5. If the trend does persist, a trailing stop on the remainder will keep you in.
It’s all broken down above. The stock set up as a Trend Knockout (A) after a persistent and accelerating trend. The entry (2) was placed well above the setup bar to help avoid a false “fake out” type move. And initially, it sure seemed like it was anyway. The good news is by not thinking too much and just following the plan(B)*—by putting the stop in (3) and letting the market make that decision for you–the uptrend began to resume. The initial profit target was hit and partial profits (half) were taken (4). If we knew that this would be the precise end of the trend then we would have completely exited the trade but we didn’t. If we were that good then we’d own the world. We are trend followers, not predictors. If the longer-term trend doesn’t materialize then the trailing stop takes us out (5). And, it did. The trade ends overall with a profit. This is what I call the better-than-a-poke in the eye trade. You make a little (1% on your overall account) and then move on. You’ll still need to catch a longer-term trend here and there but at least you put something into your account.
I chose a recent example where the longer-term trend didn’t materialize to illustrate a point. Without following the plan(B)*, this profitable overall trade would have resulted in a loss. Yes, the longer-term trend didn’t happen but you were positioned and ready for it if it did.
Following the plan is the way to go. It will help you to avoid many of the psychological pitfalls associated with trading. If you start to overthink things you’re going to get into a lot of trouble. You’re going to exit your soon-to-be big winners at the first signs of adversity, quite often at a loss. Notice that the above trade was underwater on day 1. This causes many to abandon the plan. And, if they didn’t bail here, starring at a loss 2-weeks later would have likely encouraged them to bail because it appears that the trade has become so called “dead money.” They then watch in anguish as the stock takes off over the next several days. If they were able to stick with the plan this long, then when the stock begins hitting new highs they feel so good that there’s no need to take partial profits.—it’s obviously going up forever. Why limit my gains but scaling out? Unfortunately, this would have caused them to watch all to profits evaporate and maybe even end up with a loss. I can go on and on. You must plan your trade and trade your plan.
Tyson once said that “Everyone has a plan until they get punched in the face.” You must plan while conditions are static, long before the market opens. Then—I know easier said than done—you just follow the plan and not let ever changing conditions sway you into outthinking things.
You’re smart. Congratulations! How do I know this? I have scroll indicator software that tells me that you’ve made down to this part of the article. Most people are stupid. They don’t read. Now before you start patting yourself on the back just realize that the smarter you are the harder it is for you to trade. In your current or prior career you took action and you controlled the situation. In trading, sometimes you have to sit tight and you certainly can’t control the situation.
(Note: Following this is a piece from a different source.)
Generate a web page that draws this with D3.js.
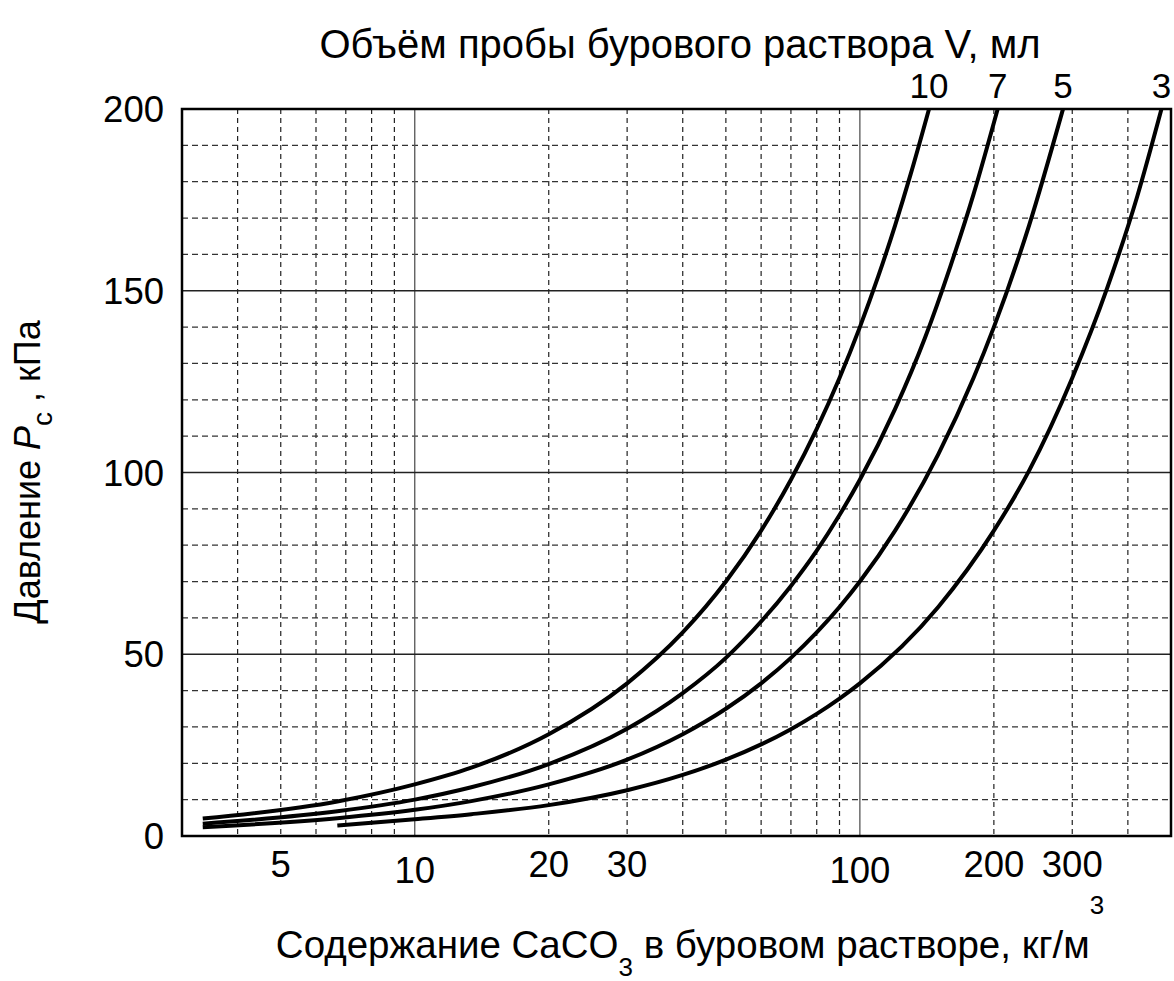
<!DOCTYPE html>
<html>
<head>
<meta charset="utf-8">
<script src="https://cdn.jsdelivr.net/npm/d3@7"></script>
<style>
  html, body { margin: 0; padding: 0; background: #fff; }
  svg { display: block; font-family: Arial, "Liberation Sans", Helvetica, sans-serif; }
</style>
</head>
<body>
<svg id="chart" width="1174" height="981"></svg>
<script>
// Content of CaCO3 (kg/m3) against pressure Pc (kPa), one line per sample volume V (ml)
const volumes = [10, 7, 5, 3];

const v10 = [3.34, 6.7, 10, 13.4, 20, 30, 40, 50, 60, 70, 80, 90, 100, 110, 120, 130, 143];
const p10 = [4.8, 9.5, 14.2, 18.8, 28, 42, 56, 70, 84, 98, 112, 126, 140, 154, 168, 182, 200];

const v7 = [3.34, 6.7, 10, 13.4, 20, 30, 40, 50, 60, 70, 80, 90, 100, 120, 140, 160, 180, 204];
const p7 = [3.4, 6.8, 10, 13.4, 19.8, 29.5, 39.3, 49, 59, 68.8, 78.5, 88.3, 98, 117.5, 137, 157, 176.5, 200];

const v5 = [3.34, 6.7, 10, 13.4, 20, 30, 40, 50, 60, 70, 80, 90, 100, 120, 150, 180, 200, 240, 286];
const p5 = [2.4, 4.9, 7.2, 9.6, 14.2, 21, 28, 35, 42, 49, 56, 63, 70, 84, 105, 126, 140, 168, 200];

const v3 = [6.7, 10, 13.4, 20, 30, 40, 50, 60, 70, 80, 90, 100, 150, 200, 240, 300, 360, 420, 476];
const p3 = [2.9, 4.6, 6, 8.5, 12.6, 16.8, 21, 25.2, 29.4, 33.6, 37.8, 42, 63, 84, 100.5, 126, 151, 176, 200];

const xTickLabels = [5, 10, 20, 30, 100, 200, 300];
const yTickLabels = [0, 50, 100, 150, 200];
const xMinorGrid = [4, 5, 6, 7, 8, 9, 20, 30, 40, 50, 60, 70, 80, 90, 200, 300, 400];
const xMajorGrid = [10, 100];
const yMinorGrid = [10, 20, 30, 40, 60, 70, 80, 90, 110, 120, 130, 140, 160, 170, 180, 190];
const yMajorGrid = [50, 100, 150];

const topTitle = "Объём пробы бурового раствора V, мл";

const series = [
  { V: volumes[0], xs: v10, ys: p10 },
  { V: volumes[1], xs: v7, ys: p7 },
  { V: volumes[2], xs: v5, ys: p5 },
  { V: volumes[3], xs: v3, ys: p3 }
];

const svg = d3.select("#chart");
const plotL = 182, plotR = 1171, plotT = 109, plotB = 836;

const x = d3.scaleLog().domain([3, 500]).range([plotL, plotR]);
const y = d3.scaleLinear().domain([0, 200]).range([plotB, plotT]);

svg.append("rect").attr("width", 1174).attr("height", 981).attr("fill", "#fff");

const grid = svg.append("g");
// dashed minor grid
grid.selectAll(".vx").data(xMinorGrid).join("line")
  .attr("x1", d => x(d)).attr("x2", d => x(d))
  .attr("y1", plotT).attr("y2", plotB)
  .attr("stroke", "#222").attr("stroke-width", 1.2).attr("stroke-dasharray", "5,4");
grid.selectAll(".hy").data(yMinorGrid).join("line")
  .attr("x1", plotL).attr("x2", plotR)
  .attr("y1", d => y(d)).attr("y2", d => y(d))
  .attr("stroke", "#333").attr("stroke-width", 1.2).attr("stroke-dasharray", "6,4");
// solid major grid
grid.selectAll(".VX").data(xMajorGrid).join("line")
  .attr("x1", d => x(d)).attr("x2", d => x(d))
  .attr("y1", plotT).attr("y2", plotB)
  .attr("stroke", "#555").attr("stroke-width", 1.3);
grid.selectAll(".HY").data(yMajorGrid).join("line")
  .attr("x1", plotL).attr("x2", plotR)
  .attr("y1", d => y(d)).attr("y2", d => y(d))
  .attr("stroke", "#222").attr("stroke-width", 1.3);

// frame
svg.append("rect")
  .attr("x", plotL).attr("y", plotT)
  .attr("width", plotR - plotL).attr("height", plotB - plotT)
  .attr("fill", "none").attr("stroke", "#000").attr("stroke-width", 2.5);

// curves
const line = d3.line().x(d => x(d[0])).y(d => y(d[1])).curve(d3.curveMonotoneX);
svg.append("g").selectAll("path").data(series).join("path")
  .attr("d", s => line(s.xs.map((v, i) => [v, s.ys[i]])))
  .attr("fill", "none").attr("stroke", "#000")
  .attr("stroke-width", 4).attr("stroke-linejoin", "round");

// curve labels at the top ends
svg.append("g").selectAll("text").data(series).join("text")
  .attr("x", s => x(s.xs[s.xs.length - 1]))
  .attr("y", 98)
  .attr("text-anchor", "middle")
  .attr("font-size", 35)
  .text(s => s.V);

// tick labels
svg.append("g").selectAll("text").data(yTickLabels).join("text")
  .attr("x", 164).attr("y", d => y(d) + 13)
  .attr("text-anchor", "end").attr("font-size", 36.5)
  .text(d => d);

const lowered = new Set([10, 100]);
svg.append("g").selectAll("text").data(xTickLabels).join("text")
  .attr("x", d => x(d))
  .attr("y", d => lowered.has(d) ? 883 : 877)
  .attr("text-anchor", "middle").attr("font-size", 36.5)
  .text(d => d);

// top title
svg.append("text")
  .attr("x", 680).attr("y", 58)
  .attr("text-anchor", "middle").attr("font-size", 40)
  .text(topTitle);

// y title
const yt = svg.append("text")
  .attr("transform", "translate(40,472) rotate(-90)")
  .attr("text-anchor", "middle").attr("font-size", 36);
yt.append("tspan").text("Давление ");
yt.append("tspan").attr("font-style", "italic").text("P");
yt.append("tspan").attr("font-size", 28).attr("dy", 12).text("c");
yt.append("tspan").attr("dy", -12).text(" , кПа");

// x title
const xt = svg.append("text")
  .attr("x", 690).attr("y", 958)
  .attr("text-anchor", "middle").attr("font-size", 38.5);
xt.append("tspan").text("Содержание CaCO");
xt.append("tspan").attr("font-size", 26).attr("dy", 18).text("3");
xt.append("tspan").attr("dy", -18).text(" в буровом растворе, кг/м");
xt.append("tspan").attr("font-size", 26).attr("dy", -44).text("3");
</script>
</body>
</html>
You just have to follow along.
Is trading really as easy as 1,2,3..4,5? Well, not exactly but it’s not nearly as complex as people try to make it.
In Thursday’s Dave Landry’s The Week In Charts, I went into all of the above in a lot more detail and how the so called paradox of choice can lead to analysis paralysis. Check it out below. You’re welcome!
To The Markets
Along today’s theme of not outthinking things, I’ve learned long ago that when you’re not sure about market conditions just err on the side of the longer-term trend. True, some day that trend will end but in the meantime, just follow along. Yes, the Ps (S&P 500) remain stuck in a sideways range and just recently they looked like they were beginning to roll over. Then, something really cool happened. They spring boarded off of their 200-day moving average and are now just a gnat’s eyelash away from all-time highs. Let’s not start kissing each other just yet. They still have to break out of their intermediate-term sideways range.
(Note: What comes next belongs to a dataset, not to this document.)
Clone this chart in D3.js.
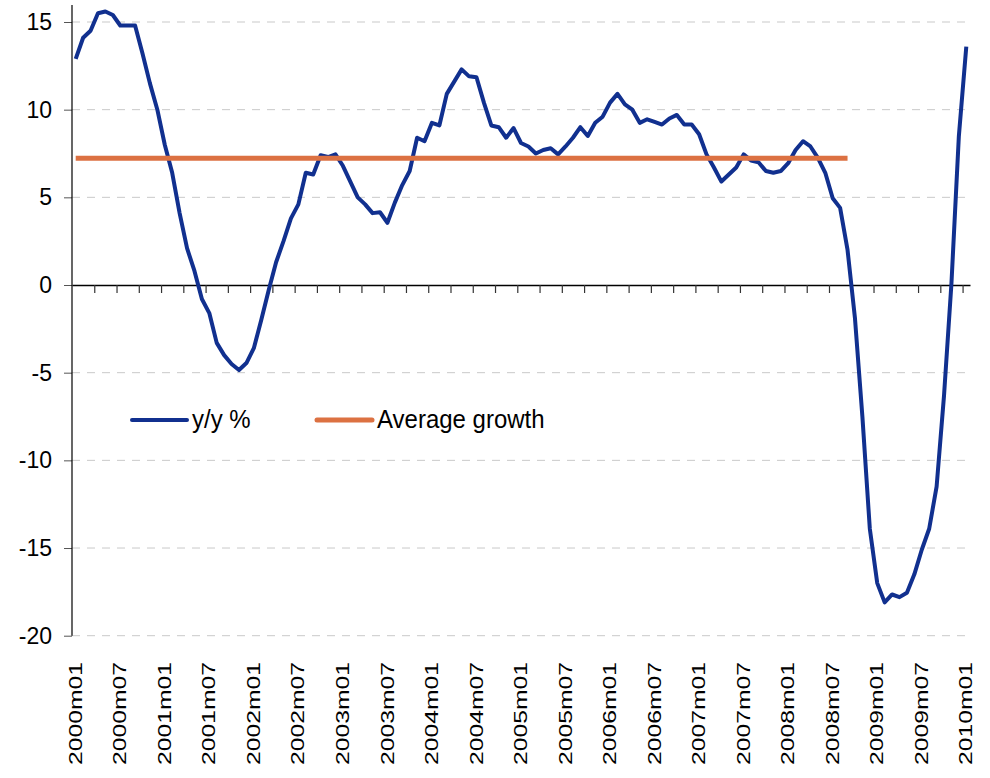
<!DOCTYPE html>
<html>
<head>
<meta charset="utf-8">
<script src="https://cdn.jsdelivr.net/npm/d3@7"></script>
<style>
  body { margin: 0; background: #fff; }
  svg { display: block; font-family: "Liberation Sans", Arial, sans-serif; }
</style>
</head>
<body>
<svg id="chart" width="990" height="778"></svg>
<script>
// monthly categories 2000m01 .. 2010m01
const years = d3.range(2000, 2011);
const months = years.flatMap((yr) =>
  d3.range(1, 13).map((m) => `${yr}m${String(m).padStart(2, "0")}`)
).slice(0, 121);

// y/y % growth
const yoy = [
  12.9, 14.1, 14.5, 15.5, 15.6, 15.4, 14.8, 14.8, 14.8, 13.2, 11.5, 10.0,
  8.0, 6.4, 4.1, 2.1, 0.8, -0.8, -1.6, -3.3, -4.0, -4.5, -4.85, -4.45,
  -3.6, -2.0, -0.3, 1.3, 2.5, 3.8, 4.6, 6.4, 6.3, 7.4, 7.3, 7.45,
  6.8, 5.9, 5.0, 4.6, 4.1, 4.15, 3.55, 4.7, 5.7, 6.5, 8.4, 8.2,
  9.25, 9.1, 10.9, 11.6, 12.3, 11.9, 11.85, 10.4, 9.1, 9.0, 8.4, 8.95,
  8.1, 7.9, 7.5, 7.7, 7.8, 7.45, 7.9, 8.4, 9.0, 8.5, 9.25, 9.6,
  10.4, 10.9, 10.3, 10.0, 9.25, 9.45, 9.3, 9.15, 9.5, 9.7, 9.15, 9.15,
  8.6, 7.45, 6.7, 5.9, 6.3, 6.7, 7.45, 7.1, 7.0, 6.5, 6.4, 6.5,
  6.95, 7.7, 8.2, 7.9, 7.25, 6.4, 4.95, 4.4, 2.0, -1.9, -7.5, -13.9,
  -17.0, -18.1, -17.65, -17.8, -17.55, -16.5, -15.1, -13.9, -11.5, -6.3, 0.1, 8.5,
  13.6
];

// average growth, flat through 2008m09
const avgValue = 7.23;
const avgEnd = "2008m09";
const avgGrowth = months.slice(0, months.indexOf(avgEnd) + 1).map(() => avgValue);

const yTicks = [15, 10, 5, 0, -5, -10, -15, -20];
const tickLabels = [
  "2000m01", "2000m07", "2001m01", "2001m07", "2002m01", "2002m07",
  "2003m01", "2003m07", "2004m01", "2004m07", "2005m01", "2005m07",
  "2006m01", "2006m07", "2007m01", "2007m07", "2008m01", "2008m07",
  "2009m01", "2009m07", "2010m01"
];

const BLUE = "#11308f";
const ORANGE = "#dc7142";

const svg = d3.select("#chart");
const x = d3.scaleLinear().domain([0, months.length]).range([72, 970]);
const y = d3.scaleLinear().domain([-20, 15]).range([635.7, 22]);

// dashed gridlines
svg.append("g")
  .selectAll("line")
  .data(yTicks.filter((v) => v !== 0))
  .join("line")
  .attr("x1", 72)
  .attr("x2", 970)
  .attr("y1", (d) => y(d))
  .attr("y2", (d) => y(d))
  .attr("stroke", "#c9c9c9")
  .attr("stroke-width", 1)
  .attr("stroke-dasharray", "8,7");

// y axis
const yAxis = svg.append("g")
  .attr("transform", "translate(72,0)")
  .call(d3.axisLeft(y).tickValues(yTicks).tickSize(8).tickPadding(12).tickFormat((d) => String(d)));
yAxis.select(".domain").remove();
yAxis.selectAll(".tick line").attr("stroke", "#555");
yAxis.selectAll("text").attr("font-size", 23).attr("fill", "#000").attr("font-family", "Liberation Sans, Arial, sans-serif");
svg.append("line")
  .attr("x1", 72).attr("x2", 72)
  .attr("y1", 5).attr("y2", y(-20))
  .attr("stroke", "#000").attr("stroke-width", 1.2);

// category axis along zero, tick every 3 months
const xAxis = svg.append("g")
  .attr("transform", `translate(0,${y(0)})`)
  .call(d3.axisBottom(x).tickValues(d3.range(3, 121, 3)).tickSize(8).tickSizeOuter(0).tickFormat(""));
xAxis.select(".domain").attr("stroke", "#000").attr("stroke-width", 1.5);
xAxis.selectAll(".tick line").attr("stroke", "#333").attr("stroke-width", 1.2);

// rotated month labels
svg.append("g")
  .selectAll("text")
  .data(tickLabels)
  .join("text")
  .attr("transform", (d) => `translate(${x(months.indexOf(d) + 0.5)},662) rotate(-90)`)
  .attr("text-anchor", "end")
  .attr("dy", "0.35em")
  .attr("font-size", 17.5)
  .attr("textLength", 103)
  .attr("lengthAdjust", "spacingAndGlyphs")
  .attr("fill", "#000")
  .text((d) => d);

const line = d3.line()
  .x((d, i) => x(i + 0.5))
  .y((d) => y(d));

svg.append("path")
  .datum(yoy)
  .attr("d", line)
  .attr("fill", "none")
  .attr("stroke", BLUE)
  .attr("stroke-width", 4)
  .attr("stroke-linejoin", "round");

svg.append("path")
  .datum(avgGrowth)
  .attr("d", line)
  .attr("fill", "none")
  .attr("stroke", ORANGE)
  .attr("stroke-width", 5);

// legend
const legend = [
  { label: "y/y %", color: BLUE, width: 4, x: 132 },
  { label: "Average growth", color: ORANGE, width: 5, x: 317 }
];
const lg = svg.append("g")
  .selectAll("g")
  .data(legend)
  .join("g")
  .attr("transform", (d) => `translate(${d.x},420)`);
lg.append("line")
  .attr("x1", 0).attr("x2", 55)
  .attr("stroke", (d) => d.color)
  .attr("stroke-width", (d) => d.width)
  .attr("stroke-linecap", "round");
lg.append("text")
  .attr("x", 60)
  .attr("y", 7)
  .attr("font-size", 24)
  .attr("transform", "scale(1,1.08)")
  .attr("fill", "#000")
  .text((d) => d.label);
</script>
</body>
</html>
The Quack (Nasdaq) made it. It managed to close at all-time highs. As Martha would say, “That’s a good thing.” I agree but let’s not pop the corks until it can clear its trading range decisively.
The Rusty (IWM) still looks a little iffy. It seems to have lost a little momentum on its way back to its old highs. Although still sideways over the intermediate-term, the longer-term remains intact.
Drugs and Biotech continue to break out nicely to new highs.
Ditto for Insurance and Retail.
Banks are fighting their way to get back to their old highs.
Health Service and quite a few other areas are doing the same.
All isn’t great in the world though. Chemicals, the Semis, Computer Hardware, and Durables are still looking dubious.
The Trannies look poised to make a new leg lower.
Metals & Mining remain in a longer-term trend.
Energies look poised to test their old lows.
Overall though, things are improving. If the indices can bang out new highs decisively then the rising tide will begin to lift all boats.
So What Do We Do?
As far as new action, not much has changed just yet. Because the methodology requires a pull back, you’re likely not going to see a lot of setups until the market does just that. Again, things are improving. Therefore, get ready to get ready. I’m seeing some wonderful trends so we’re back to step 1. We just need to start looking for a place to get on board. And then, 2,3,4,5.
Best of luck with your trading today!
*This was cut and pasted directly from my Core Trading Service.